The question now is whether they will all be take up at once — with a new comprehensive bill possibly being introduced — or if the legislature will continue chipping away at specific pieces.
Among the most far-reaching bill, and one that has broad bipartisan support — in principle, if not in specifics — is legislation that would extend the number of authorizing agencies and organizations able to approve and review new charter schools.
Potentially including colleges and universities and even local school boards, the authorizer bill would significantly expand New Jersey’s capacity for and oversight of charter schools, something that even their supporters say has been lacking.
Other bills to strengthen accountability rules on charter schools also appear poised for passage, and one sponsored by Coutinho and state Assemblywoman Mila Jasey (D-Essex), which allows the conversion of private and parochial schools into charter schools, has passed and was signed into law last week.
But the most contentious bill of the package may face a rougher ride. It would require local communities to vote on a new charter school before it can be approved. The measure has been roundly rejected by the Christie administration and some of the Democratic leadership, who fear it will effectively stop charter schools from opening anywhere. It is unclear if it has enough support in the Senate to even be put to a vote.
Another controversial bill that hasn’t seen much public debate yet, but has resurfaced in the last few weeks, is the proposed Urban Hope Act, which would allow districts to effectively “charter-ize” their lowest-performing schools and bring in private companies to manage them. Christie announced the proposal last summer in Camden, where it appears to have the backing of South Jersey political leader George Norcross and would be another tool in his very public quest to revamp Camden schools.
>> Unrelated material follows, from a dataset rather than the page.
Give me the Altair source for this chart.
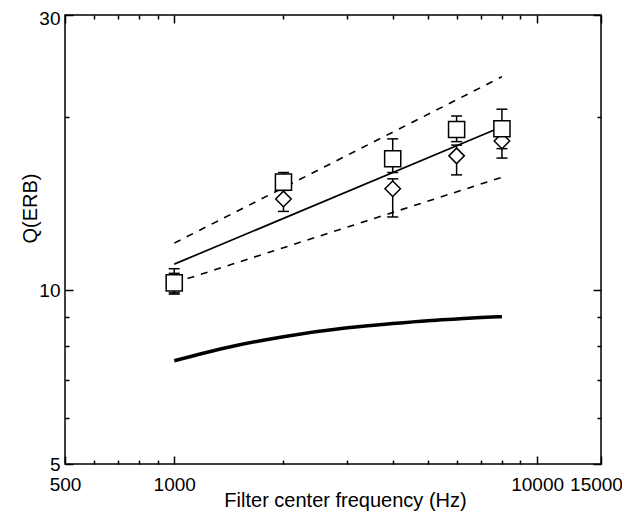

The controversies over tenure and charters are nothing compared with those over Christie’s push for school vouchers, specifically through the proposed Opportunity Scholarship Act (OSA).
After more than 20 years of debate and a slew of different versions, the proposal sponsored by state Sens. Raymond Lesniak (D-Union) and Thomas Kean Jr. (R-Union) would provide a corporate tax credit to fund up to $12,000 in scholarships for low-income students in specific low-performing districts to attend schools of their choice, public or private.
And for all the ups and downs to its prospects over the years, it has been as close as ever to passage in the last year, with committees signing off in both the Senate and the Assembly. But it has yet to make the final hurdle of being posted for final vote, hung up on the politics and the details.
The politics hinge largely on the support of Sweeney and Oliver. Sweeney’s allegiance to Norcross, a strong OSA backer, has helped its prospects. But Oliver has said she would only post it if it included certain assurances, such as limits on the number of districts and students affected. Once more than 30 districts were included; the latest version has trimmed that down to just a half-dozen or so.
A key player in the process is likely to be Assemblyman Lou Greenwald (D-Camden), named as the new majority leader under Oliver. As the Assembly’s budget committee chairman, Greenwald said he would support a “true pilot” that would include only a handful of districts and not provide scholarships to existing private school students, among other conditions.
Last week, Christie said he would not rule out a trimmed-down version of the program, saying he recognized that compromise may be required for the landmark bill to pass. The NJEA is not in the mood to compromise on this issue, and if the bill is ever posted, it is sure to lead to furious debate in the weeks or months ahead.
Editor’s note: The initial version of this story incorrectly identified state Assemblyman Lou Greenwald’s title. He will be the Assembly’s majority leader, not deputy speaker.